* _YOUR GOAL_
Reproduce all the lines exactly as they stand, apart from the pictures.

• • • • • • •

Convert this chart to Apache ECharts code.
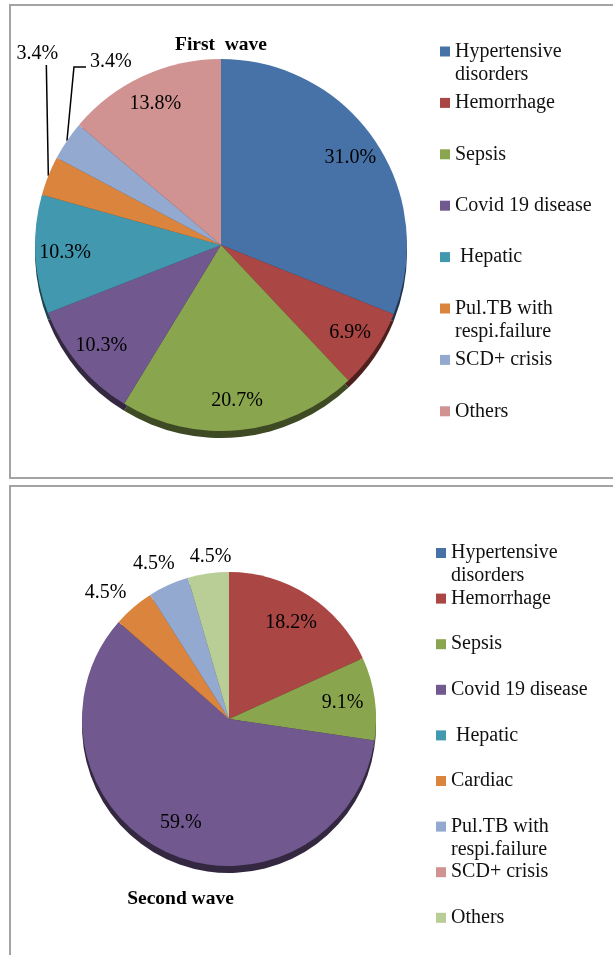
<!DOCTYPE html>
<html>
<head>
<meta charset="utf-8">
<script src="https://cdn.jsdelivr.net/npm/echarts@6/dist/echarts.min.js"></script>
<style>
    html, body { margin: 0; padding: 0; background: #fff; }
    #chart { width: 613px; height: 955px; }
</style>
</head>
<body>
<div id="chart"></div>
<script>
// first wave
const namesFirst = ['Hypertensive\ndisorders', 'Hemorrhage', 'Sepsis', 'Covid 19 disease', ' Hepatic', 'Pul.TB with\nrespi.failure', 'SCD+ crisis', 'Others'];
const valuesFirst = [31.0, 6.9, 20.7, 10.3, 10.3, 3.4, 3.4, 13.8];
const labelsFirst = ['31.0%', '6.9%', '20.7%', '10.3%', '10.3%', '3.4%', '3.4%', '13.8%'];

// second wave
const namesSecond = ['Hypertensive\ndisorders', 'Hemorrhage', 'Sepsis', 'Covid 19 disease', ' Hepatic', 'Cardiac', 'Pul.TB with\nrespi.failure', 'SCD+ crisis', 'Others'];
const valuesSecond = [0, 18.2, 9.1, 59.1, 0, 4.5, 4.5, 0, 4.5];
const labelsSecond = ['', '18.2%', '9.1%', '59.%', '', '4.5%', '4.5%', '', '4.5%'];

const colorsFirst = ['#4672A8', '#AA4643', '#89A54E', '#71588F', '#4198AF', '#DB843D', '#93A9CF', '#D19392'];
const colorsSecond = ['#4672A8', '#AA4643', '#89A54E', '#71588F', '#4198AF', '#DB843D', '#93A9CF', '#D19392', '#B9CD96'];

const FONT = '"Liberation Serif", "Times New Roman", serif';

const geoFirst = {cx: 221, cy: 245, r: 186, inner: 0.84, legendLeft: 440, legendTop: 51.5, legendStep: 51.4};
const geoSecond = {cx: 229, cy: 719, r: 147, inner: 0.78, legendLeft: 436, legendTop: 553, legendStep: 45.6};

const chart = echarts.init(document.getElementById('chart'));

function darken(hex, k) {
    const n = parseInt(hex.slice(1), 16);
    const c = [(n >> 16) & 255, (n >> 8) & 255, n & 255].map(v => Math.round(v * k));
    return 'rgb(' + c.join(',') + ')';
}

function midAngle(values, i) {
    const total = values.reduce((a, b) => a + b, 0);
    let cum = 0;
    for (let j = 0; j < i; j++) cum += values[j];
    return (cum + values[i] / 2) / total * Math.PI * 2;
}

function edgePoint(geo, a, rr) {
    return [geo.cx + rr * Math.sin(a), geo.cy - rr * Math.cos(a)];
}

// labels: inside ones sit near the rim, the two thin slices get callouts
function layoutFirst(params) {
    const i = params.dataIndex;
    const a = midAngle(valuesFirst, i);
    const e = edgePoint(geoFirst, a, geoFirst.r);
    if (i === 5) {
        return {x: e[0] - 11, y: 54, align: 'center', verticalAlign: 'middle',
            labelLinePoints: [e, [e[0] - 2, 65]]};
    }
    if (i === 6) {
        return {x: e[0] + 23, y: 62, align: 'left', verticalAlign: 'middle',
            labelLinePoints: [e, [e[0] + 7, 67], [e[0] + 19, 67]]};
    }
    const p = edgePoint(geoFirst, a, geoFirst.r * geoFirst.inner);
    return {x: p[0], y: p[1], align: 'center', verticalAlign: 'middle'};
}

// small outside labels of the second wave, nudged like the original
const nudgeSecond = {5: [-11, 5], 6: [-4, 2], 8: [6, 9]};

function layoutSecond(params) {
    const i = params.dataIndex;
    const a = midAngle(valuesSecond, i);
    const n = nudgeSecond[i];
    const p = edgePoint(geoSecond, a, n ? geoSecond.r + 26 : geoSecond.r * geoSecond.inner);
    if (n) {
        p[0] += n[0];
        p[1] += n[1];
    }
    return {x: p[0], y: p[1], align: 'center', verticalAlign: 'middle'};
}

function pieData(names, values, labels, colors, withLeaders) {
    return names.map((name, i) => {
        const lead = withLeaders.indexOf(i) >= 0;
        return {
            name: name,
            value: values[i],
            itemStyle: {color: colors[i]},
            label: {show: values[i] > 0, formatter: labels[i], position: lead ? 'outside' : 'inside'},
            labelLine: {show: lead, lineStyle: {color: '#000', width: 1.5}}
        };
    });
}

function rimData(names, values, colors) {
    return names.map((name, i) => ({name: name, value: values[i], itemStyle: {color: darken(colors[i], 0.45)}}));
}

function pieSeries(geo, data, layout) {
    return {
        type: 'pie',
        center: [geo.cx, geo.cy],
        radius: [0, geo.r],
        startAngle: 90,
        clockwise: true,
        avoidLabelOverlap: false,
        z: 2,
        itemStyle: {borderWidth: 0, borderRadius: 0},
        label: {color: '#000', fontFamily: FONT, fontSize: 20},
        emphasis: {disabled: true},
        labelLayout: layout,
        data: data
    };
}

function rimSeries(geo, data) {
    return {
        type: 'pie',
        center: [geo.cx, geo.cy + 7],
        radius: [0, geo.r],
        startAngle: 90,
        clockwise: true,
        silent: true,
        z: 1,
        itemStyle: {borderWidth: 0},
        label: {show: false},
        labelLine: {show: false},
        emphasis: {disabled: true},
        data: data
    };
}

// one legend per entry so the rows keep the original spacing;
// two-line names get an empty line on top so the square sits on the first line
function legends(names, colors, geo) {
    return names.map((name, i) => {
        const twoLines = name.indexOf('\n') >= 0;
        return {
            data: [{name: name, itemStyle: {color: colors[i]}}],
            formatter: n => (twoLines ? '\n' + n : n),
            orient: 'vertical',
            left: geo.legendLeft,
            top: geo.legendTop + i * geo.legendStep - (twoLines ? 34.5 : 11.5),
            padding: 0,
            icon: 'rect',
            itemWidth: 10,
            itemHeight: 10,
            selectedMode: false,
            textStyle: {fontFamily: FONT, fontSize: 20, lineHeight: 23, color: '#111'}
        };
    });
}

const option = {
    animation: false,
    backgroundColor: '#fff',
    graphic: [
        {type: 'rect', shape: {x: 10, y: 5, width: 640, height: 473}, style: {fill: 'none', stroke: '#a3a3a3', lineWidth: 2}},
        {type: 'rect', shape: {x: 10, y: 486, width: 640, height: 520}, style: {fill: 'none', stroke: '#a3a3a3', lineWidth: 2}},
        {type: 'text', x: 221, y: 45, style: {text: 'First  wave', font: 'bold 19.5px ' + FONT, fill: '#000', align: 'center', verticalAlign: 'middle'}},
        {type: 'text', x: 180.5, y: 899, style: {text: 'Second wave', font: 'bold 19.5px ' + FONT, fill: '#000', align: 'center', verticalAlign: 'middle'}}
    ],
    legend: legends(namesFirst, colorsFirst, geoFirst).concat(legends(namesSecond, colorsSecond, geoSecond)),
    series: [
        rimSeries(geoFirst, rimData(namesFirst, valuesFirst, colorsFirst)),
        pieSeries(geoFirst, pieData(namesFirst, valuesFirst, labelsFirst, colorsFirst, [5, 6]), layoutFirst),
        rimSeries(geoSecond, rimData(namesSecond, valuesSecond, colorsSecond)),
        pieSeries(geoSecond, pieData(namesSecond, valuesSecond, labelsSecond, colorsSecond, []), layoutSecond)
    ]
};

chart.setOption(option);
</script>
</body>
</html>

• • • • • • •

* _COMPLETE OUTPUT_
Convert this chart to Apache ECharts code.
<!DOCTYPE html>
<html>
<head>
<meta charset="utf-8">
<script src="https://cdn.jsdelivr.net/npm/echarts@6/dist/echarts.min.js"></script>
<style>
    html, body { margin: 0; padding: 0; background: #fff; }
    #chart { width: 613px; height: 955px; }
</style>
</head>
<body>
<div id="chart"></div>
<script>
// first wave
const namesFirst = ['Hypertensive\ndisorders', 'Hemorrhage', 'Sepsis', 'Covid 19 disease', ' Hepatic', 'Pul.TB with\nrespi.failure', 'SCD+ crisis', 'Others'];
const valuesFirst = [31.0, 6.9, 20.7, 10.3, 10.3, 3.4, 3.4, 13.8];
const labelsFirst = ['31.0%', '6.9%', '20.7%', '10.3%', '10.3%', '3.4%', '3.4%', '13.8%'];

// second wave
const namesSecond = ['Hypertensive\ndisorders', 'Hemorrhage', 'Sepsis', 'Covid 19 disease', ' Hepatic', 'Cardiac', 'Pul.TB with\nrespi.failure', 'SCD+ crisis', 'Others'];
const valuesSecond = [0, 18.2, 9.1, 59.1, 0, 4.5, 4.5, 0, 4.5];
const labelsSecond = ['', '18.2%', '9.1%', '59.%', '', '4.5%', '4.5%', '', '4.5%'];

const colorsFirst = ['#4672A8', '#AA4643', '#89A54E', '#71588F', '#4198AF', '#DB843D', '#93A9CF', '#D19392'];
const colorsSecond = ['#4672A8', '#AA4643', '#89A54E', '#71588F', '#4198AF', '#DB843D', '#93A9CF', '#D19392', '#B9CD96'];

const FONT = '"Liberation Serif", "Times New Roman", serif';

const geoFirst = {cx: 221, cy: 245, r: 186, inner: 0.84, legendLeft: 440, legendTop: 51.5, legendStep: 51.4};
const geoSecond = {cx: 229, cy: 719, r: 147, inner: 0.78, legendLeft: 436, legendTop: 553, legendStep: 45.6};

const chart = echarts.init(document.getElementById('chart'));

function darken(hex, k) {
    const n = parseInt(hex.slice(1), 16);
    const c = [(n >> 16) & 255, (n >> 8) & 255, n & 255].map(v => Math.round(v * k));
    return 'rgb(' + c.join(',') + ')';
}

function midAngle(values, i) {
    const total = values.reduce((a, b) => a + b, 0);
    let cum = 0;
    for (let j = 0; j < i; j++) cum += values[j];
    return (cum + values[i] / 2) / total * Math.PI * 2;
}

function edgePoint(geo, a, rr) {
    return [geo.cx + rr * Math.sin(a), geo.cy - rr * Math.cos(a)];
}

// labels: inside ones sit near the rim, the two thin slices get callouts
function layoutFirst(params) {
    const i = params.dataIndex;
    const a = midAngle(valuesFirst, i);
    const e = edgePoint(geoFirst, a, geoFirst.r);
    if (i === 5) {
        return {x: e[0] - 11, y: 54, align: 'center', verticalAlign: 'middle',
            labelLinePoints: [e, [e[0] - 2, 65]]};
    }
    if (i === 6) {
        return {x: e[0] + 23, y: 62, align: 'left', verticalAlign: 'middle',
            labelLinePoints: [e, [e[0] + 7, 67], [e[0] + 19, 67]]};
    }
    const p = edgePoint(geoFirst, a, geoFirst.r * geoFirst.inner);
    return {x: p[0], y: p[1], align: 'center', verticalAlign: 'middle'};
}

// small outside labels of the second wave, nudged like the original
const nudgeSecond = {5: [-11, 5], 6: [-4, 2], 8: [6, 9]};

function layoutSecond(params) {
    const i = params.dataIndex;
    const a = midAngle(valuesSecond, i);
    const n = nudgeSecond[i];
    const p = edgePoint(geoSecond, a, n ? geoSecond.r + 26 : geoSecond.r * geoSecond.inner);
    if (n) {
        p[0] += n[0];
        p[1] += n[1];
    }
    return {x: p[0], y: p[1], align: 'center', verticalAlign: 'middle'};
}

function pieData(names, values, labels, colors, withLeaders) {
    return names.map((name, i) => {
        const lead = withLeaders.indexOf(i) >= 0;
        return {
            name: name,
            value: values[i],
            itemStyle: {color: colors[i]},
            label: {show: values[i] > 0, formatter: labels[i], position: lead ? 'outside' : 'inside'},
            labelLine: {show: lead, lineStyle: {color: '#000', width: 1.5}}
        };
    });
}

function rimData(names, values, colors) {
    return names.map((name, i) => ({name: name, value: values[i], itemStyle: {color: darken(colors[i], 0.45)}}));
}

function pieSeries(geo, data, layout) {
    return {
        type: 'pie',
        center: [geo.cx, geo.cy],
        radius: [0, geo.r],
        startAngle: 90,
        clockwise: true,
        avoidLabelOverlap: false,
        z: 2,
        itemStyle: {borderWidth: 0, borderRadius: 0},
        label: {color: '#000', fontFamily: FONT, fontSize: 20},
        emphasis: {disabled: true},
        labelLayout: layout,
        data: data
    };
}

function rimSeries(geo, data) {
    return {
        type: 'pie',
        center: [geo.cx, geo.cy + 7],
        radius: [0, geo.r],
        startAngle: 90,
        clockwise: true,
        silent: true,
        z: 1,
        itemStyle: {borderWidth: 0},
        label: {show: false},
        labelLine: {show: false},
        emphasis: {disabled: true},
        data: data
    };
}

// one legend per entry so the rows keep the original spacing;
// two-line names get an empty line on top so the square sits on the first line
function legends(names, colors, geo) {
    return names.map((name, i) => {
        const twoLines = name.indexOf('\n') >= 0;
        return {
            data: [{name: name, itemStyle: {color: colors[i]}}],
            formatter: n => (twoLines ? '\n' + n : n),
            orient: 'vertical',
            left: geo.legendLeft,
            top: geo.legendTop + i * geo.legendStep - (twoLines ? 34.5 : 11.5),
            padding: 0,
            icon: 'rect',
            itemWidth: 10,
            itemHeight: 10,
            selectedMode: false,
            textStyle: {fontFamily: FONT, fontSize: 20, lineHeight: 23, color: '#111'}
        };
    });
}

const option = {
    animation: false,
    backgroundColor: '#fff',
    graphic: [
        {type: 'rect', shape: {x: 10, y: 5, width: 640, height: 473}, style: {fill: 'none', stroke: '#a3a3a3', lineWidth: 2}},
        {type: 'rect', shape: {x: 10, y: 486, width: 640, height: 520}, style: {fill: 'none', stroke: '#a3a3a3', lineWidth: 2}},
        {type: 'text', x: 221, y: 45, style: {text: 'First  wave', font: 'bold 19.5px ' + FONT, fill: '#000', align: 'center', verticalAlign: 'middle'}},
        {type: 'text', x: 180.5, y: 899, style: {text: 'Second wave', font: 'bold 19.5px ' + FONT, fill: '#000', align: 'center', verticalAlign: 'middle'}}
    ],
    legend: legends(namesFirst, colorsFirst, geoFirst).concat(legends(namesSecond, colorsSecond, geoSecond)),
    series: [
        rimSeries(geoFirst, rimData(namesFirst, valuesFirst, colorsFirst)),
        pieSeries(geoFirst, pieData(namesFirst, valuesFirst, labelsFirst, colorsFirst, [5, 6]), layoutFirst),
        rimSeries(geoSecond, rimData(namesSecond, valuesSecond, colorsSecond)),
        pieSeries(geoSecond, pieData(namesSecond, valuesSecond, labelsSecond, colorsSecond, []), layoutSecond)
    ]
};

chart.setOption(option);
</script>
</body>
</html>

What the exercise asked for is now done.